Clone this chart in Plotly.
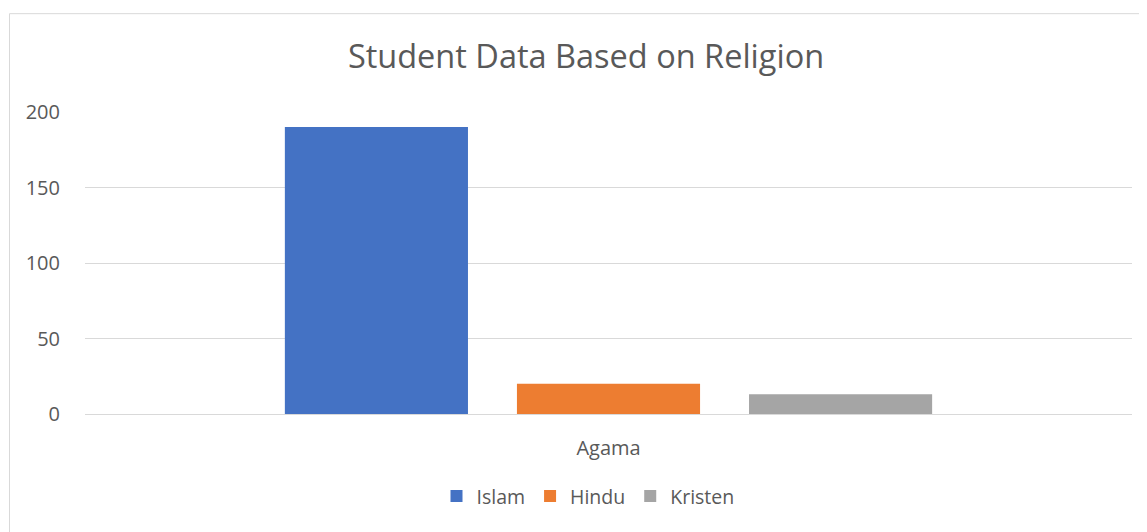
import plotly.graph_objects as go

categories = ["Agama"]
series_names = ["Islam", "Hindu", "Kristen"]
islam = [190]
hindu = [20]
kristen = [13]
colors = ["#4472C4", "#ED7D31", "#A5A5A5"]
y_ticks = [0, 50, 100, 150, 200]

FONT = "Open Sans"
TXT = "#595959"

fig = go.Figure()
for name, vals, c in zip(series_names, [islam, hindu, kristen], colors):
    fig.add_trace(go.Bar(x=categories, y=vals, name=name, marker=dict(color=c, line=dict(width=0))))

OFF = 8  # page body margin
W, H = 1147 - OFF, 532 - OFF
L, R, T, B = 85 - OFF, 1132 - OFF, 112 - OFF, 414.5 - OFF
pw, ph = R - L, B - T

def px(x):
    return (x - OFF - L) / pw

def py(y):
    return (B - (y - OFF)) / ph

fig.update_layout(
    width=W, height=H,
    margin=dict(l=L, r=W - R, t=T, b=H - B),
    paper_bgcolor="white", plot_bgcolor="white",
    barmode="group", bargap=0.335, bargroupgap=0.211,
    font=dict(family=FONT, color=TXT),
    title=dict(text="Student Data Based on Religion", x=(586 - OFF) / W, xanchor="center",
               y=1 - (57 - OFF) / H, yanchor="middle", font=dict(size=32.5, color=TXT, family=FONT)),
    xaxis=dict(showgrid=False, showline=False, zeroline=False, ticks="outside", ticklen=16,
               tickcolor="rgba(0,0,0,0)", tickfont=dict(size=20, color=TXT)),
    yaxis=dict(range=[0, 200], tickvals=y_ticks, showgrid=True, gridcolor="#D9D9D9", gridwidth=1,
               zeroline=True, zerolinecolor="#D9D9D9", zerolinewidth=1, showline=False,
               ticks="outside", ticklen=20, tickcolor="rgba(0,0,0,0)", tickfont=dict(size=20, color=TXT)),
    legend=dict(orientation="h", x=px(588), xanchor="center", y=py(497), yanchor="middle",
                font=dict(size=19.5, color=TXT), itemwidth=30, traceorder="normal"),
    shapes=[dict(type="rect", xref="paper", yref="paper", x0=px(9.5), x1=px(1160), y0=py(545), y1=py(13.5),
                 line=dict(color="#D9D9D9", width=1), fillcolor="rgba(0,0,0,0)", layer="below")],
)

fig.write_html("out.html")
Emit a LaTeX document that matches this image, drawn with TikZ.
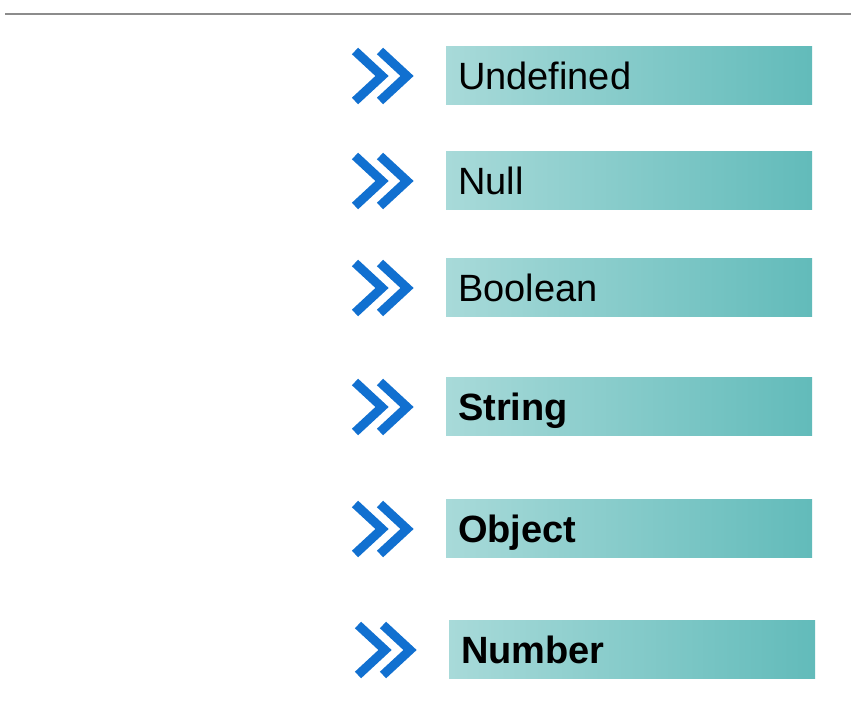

▬▬▬

(TASK DETAILS) All of the material above is to be copied exactly, except for its images.

(PROBLEM SOLUTION)
Clone this chart in Plotly.
import plotly.graph_objects as go

categories = ["Agama"]
series_names = ["Islam", "Hindu", "Kristen"]
islam = [190]
hindu = [20]
kristen = [13]
colors = ["#4472C4", "#ED7D31", "#A5A5A5"]
y_ticks = [0, 50, 100, 150, 200]

FONT = "Open Sans"
TXT = "#595959"

fig = go.Figure()
for name, vals, c in zip(series_names, [islam, hindu, kristen], colors):
    fig.add_trace(go.Bar(x=categories, y=vals, name=name, marker=dict(color=c, line=dict(width=0))))

OFF = 8  # page body margin
W, H = 1147 - OFF, 532 - OFF
L, R, T, B = 85 - OFF, 1132 - OFF, 112 - OFF, 414.5 - OFF
pw, ph = R - L, B - T

def px(x):
    return (x - OFF - L) / pw

def py(y):
    return (B - (y - OFF)) / ph

fig.update_layout(
    width=W, height=H,
    margin=dict(l=L, r=W - R, t=T, b=H - B),
    paper_bgcolor="white", plot_bgcolor="white",
    barmode="group", bargap=0.335, bargroupgap=0.211,
    font=dict(family=FONT, color=TXT),
    title=dict(text="Student Data Based on Religion", x=(586 - OFF) / W, xanchor="center",
               y=1 - (57 - OFF) / H, yanchor="middle", font=dict(size=32.5, color=TXT, family=FONT)),
    xaxis=dict(showgrid=False, showline=False, zeroline=False, ticks="outside", ticklen=16,
               tickcolor="rgba(0,0,0,0)", tickfont=dict(size=20, color=TXT)),
    yaxis=dict(range=[0, 200], tickvals=y_ticks, showgrid=True, gridcolor="#D9D9D9", gridwidth=1,
               zeroline=True, zerolinecolor="#D9D9D9", zerolinewidth=1, showline=False,
               ticks="outside", ticklen=20, tickcolor="rgba(0,0,0,0)", tickfont=dict(size=20, color=TXT)),
    legend=dict(orientation="h", x=px(588), xanchor="center", y=py(497), yanchor="middle",
                font=dict(size=19.5, color=TXT), itemwidth=30, traceorder="normal"),
    shapes=[dict(type="rect", xref="paper", yref="paper", x0=px(9.5), x1=px(1160), y0=py(545), y1=py(13.5),
                 line=dict(color="#D9D9D9", width=1), fillcolor="rgba(0,0,0,0)", layer="below")],
)

fig.write_html("out.html")
Emit a LaTeX document that matches this image, drawn with TikZ.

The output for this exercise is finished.